Der praktisch-klinische Wert der elektrophysiologischen Messverfahren ist zu den zur Verfügung stehenden alternativen Verfahren in Beziehung zu setzen. Quantitative sensorische Testung erfasst sämtliche Submodalitäten der Somatosensorik, ist aber wegen der Abhängigkeit von der Mitarbeit des Patienten kein objektives Verfahren (Kap. Quantitaive sensorische Testung (QST)). Funktionelle Bildgebung kann eine veränderte nozizeptive Signalverarbeitung im Gehirn objektivieren. Die Ergebnisse der Gruppenvergleiche in den publizierten Studien lassen sich aber nicht auf den Einzelfall in der klinischen Praxis übertragen, da die Aktivierungsparadigmen nicht bei allen gesunden Probanden zu einem messbaren Signal führen. Nervenbiopsien dienen der ätiologischen Abklärung peripherer Neuropathien. Ohne elektronenmikroskopische Auswertung, die nicht zum Standard gehört, liefern sie keine Aussage über eventuelle Verluste unmyelinisierter Nervenfasern.

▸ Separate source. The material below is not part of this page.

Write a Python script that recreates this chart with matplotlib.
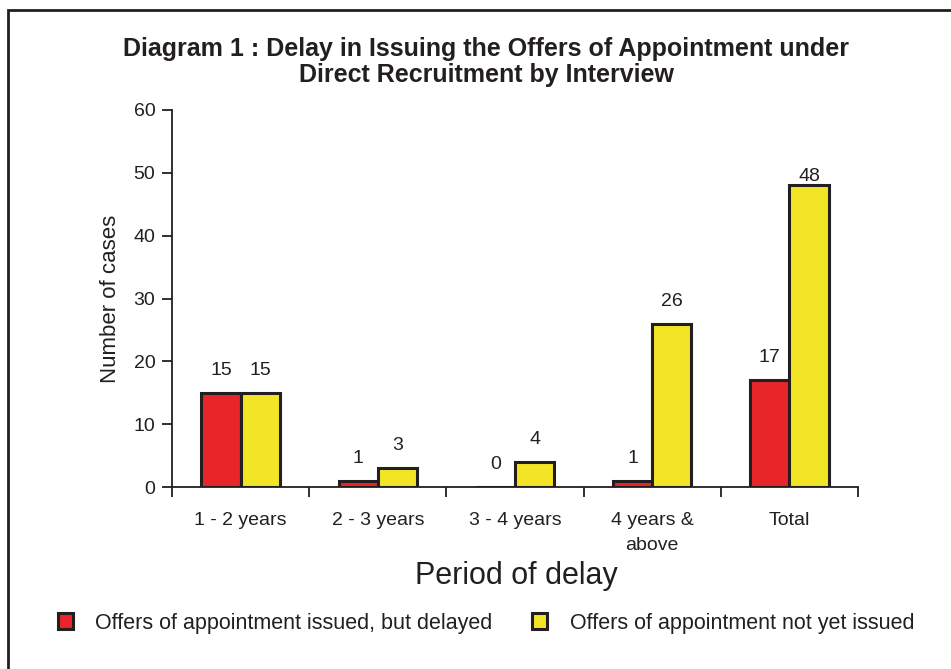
import numpy as np
import matplotlib.pyplot as plt
from matplotlib.patches import Rectangle

plt.rcParams['font.family'] = ['Liberation Sans', 'DejaVu Sans']

categories = ["1 - 2 years", "2 - 3 years", "3 - 4 years", "4 years &\nabove", "Total"]
delayed = [15, 1, 0, 1, 17]
not_issued = [15, 3, 4, 26, 48]
legend_labels = ["Offers of appointment issued, but delayed",
                 "Offers of appointment not yet issued"]

RED = "#e8262a"
YELLOW = "#f2e526"
EDGE = "#231f20"

fig = plt.figure(figsize=(9.51, 6.69), dpi=100)
# outer frame
fig.patches.append(Rectangle((8 / 951, -0.1), 1.2, 1 - 10 / 669 + 0.1,
                             transform=fig.transFigure, fill=False,
                             edgecolor=EDGE, lw=2.0))

ax = fig.add_axes([172 / 951, 1 - 487 / 669, 686 / 951, 377 / 669])

x = np.arange(len(categories)) + 0.5
w = 0.285
b1 = ax.bar(x - w / 2, delayed, w, color=RED, edgecolor=EDGE, lw=2.2,
            label=legend_labels[0])
b2 = ax.bar(x + w / 2, not_issued, w, color=YELLOW, edgecolor=EDGE, lw=2.2,
            label=legend_labels[1])

# value labels sit ~3.5 units above the bar, squeezed under the top for the tallest
for bars, vals in ((b1, delayed), (b2, not_issued)):
    for r, v in zip(bars, vals):
        ax.text(r.get_x() + r.get_width() / 2, min(v + 3.6, 49.4), str(v),
                ha="center", va="center", fontsize=14, color=EDGE)

ax.set_xlim(0, len(categories))
ax.set_ylim(0, 60)
ax.set_yticks(range(0, 61, 10))
ax.set_xticks(np.arange(len(categories) + 1))
ax.set_xticklabels([])
ax.set_xticks(x, minor=True)
ax.set_xticklabels(categories, minor=True, fontsize=14, color=EDGE,
                   linespacing=1.6)
ax.tick_params(axis="x", which="minor", length=0, pad=18)
ax.tick_params(axis="x", which="major", length=7, width=1.3, color=EDGE)
ax.tick_params(axis="y", length=7, width=1.3, color=EDGE, labelsize=14,
               labelcolor=EDGE, pad=5)
for s in ("top", "right"):
    ax.spines[s].set_visible(False)
for s in ("left", "bottom"):
    ax.spines[s].set_linewidth(1.3)
    ax.spines[s].set_color(EDGE)

ax.set_ylabel("Number of cases", fontsize=16, color=EDGE, labelpad=9)
fig.text(516 / 951, 1 - 576 / 669, "Period of delay", fontsize=22,
         ha="center", va="center", color=EDGE)
fig.text(486 / 951, 1 - 62 / 669,
         "Diagram 1 : Delay in Issuing the Offers of Appointment under\n"
         "Direct Recruitment by Interview",
         fontsize=18, fontweight="bold", ha="center", va="center",
         color=EDGE, linespacing=1.12)

fig.legend(handles=[b1, b2], labels=legend_labels, loc="center",
           bbox_to_anchor=(486 / 951, 1 - 623 / 669), ncol=2, frameon=False,
           fontsize=15.5, handlelength=0.7, handleheight=0.7,
           columnspacing=1.85, handletextpad=1.05, labelcolor=EDGE)

fig.savefig("out.png", dpi=100)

Für die Diagnostik bei Patienten mit neuropathischem Schmerz werden statt der Nervenbiopsien inzwischen Hautbiopsien empfohlen (Abb. 4), da sie weniger invasiv und für dünne Nervenfasern sensitiver sind als die Nervenbiopsien (Cruccu et al. 2010). Anfärbung mit einem für Neurone spezifischen Marker erlaubt die Bestimmung der intraepidermalen Nervenfaserdichte, die eng mit der Schmerzsensibilität korreliert ist (Ebenezer et al. 2007). Dieser Labortest gewinnt in der Diagnostik peripherer Nervenläsionen zunehmend an Bedeutung.
Die Bestimmung der Größe der neurogenen Vasodilatation nach Iontophorese oder intradermaler Injektion von Histamin ist ein weiterer Test für die periphere Nozizeptorfunktion (Abb. 5).

Fazit

Zusammenfassend ergibt sich für die Objektivierung der möglichen Befunde aus der klinischen Sensibilitätsprüfung folgendes Bild (Tab. 1):
Tab. 1
Indikationen für Labortests zu Funktionen der Somatosensorik
Läsionsort
Lemniskale Funktionen
Spinothalamische Funktionen
Peripherer Nerv
SEP, ENG, [EMG]a
LEP, Hautbiopsie, Histaminerythem
Spinale Wurzel
SEP, [EMG]a
LEP
Rückenmark
SEP
LEP
Hirnstamm
SEP
LEP, Blinkreflex (R2)
Kortex
SEP
LEP
SEP somatosensorisch evoziertes Potenzial, ENG Elektroneurogramm, LEP Laser-evoziertes Potenzial.
aElektromyographie (EMG) prüft efferente Fasern anstelle von afferenten Fasern; aufgrund der exzellenten räumlichen Auflösung des EMG ist dies oft ein nützlicher Surrogatparameter für die Differenzialdiagnose des Läsionsorts.
1.
Eine taktile Hypästhesie kann nichtinvasiv durch NLG und SEP, invasiv durch Nervenbiopsie objektiviert werden.
 
2.
Für die Thermhypästhesie ist kein Verfahren zur Objektivierung etabliert.
 
3.
Eine Hypalgesie kann reliabel und sensitiv durch LEPs objektiviert werden, im Gesicht auch durch den Blinkreflex (nichtinvasive Verfahren). Bei peripheren Läsionen kann eine minimalinvasive Objektivierung durch histamininduziertes Erythem („flare“) und durch Hautbiopsie erfolgen.
 
4.
Hyperalgesie und Allodynie können in einigen Fällen durch LEP oder Hautbiopsie objektiviert werden. Eine objektive Ausschlussdiagnostik ist mit verfügbaren Verfahren nicht möglich.
 
5.
EMG (Aβ-Fasern) und autonome Reflexe (C-Fasern) erfassen die Funktionen efferenter Nervenfasern. Sie können indirekt als Surrogatparameter für die afferenten Fasern interpretiert werden, wenn man annimmt, dass die Grundkrankheit die jeweiligen Fasergruppen (myelinisiert bzw. unmyelinisiert) pauschal betrifft.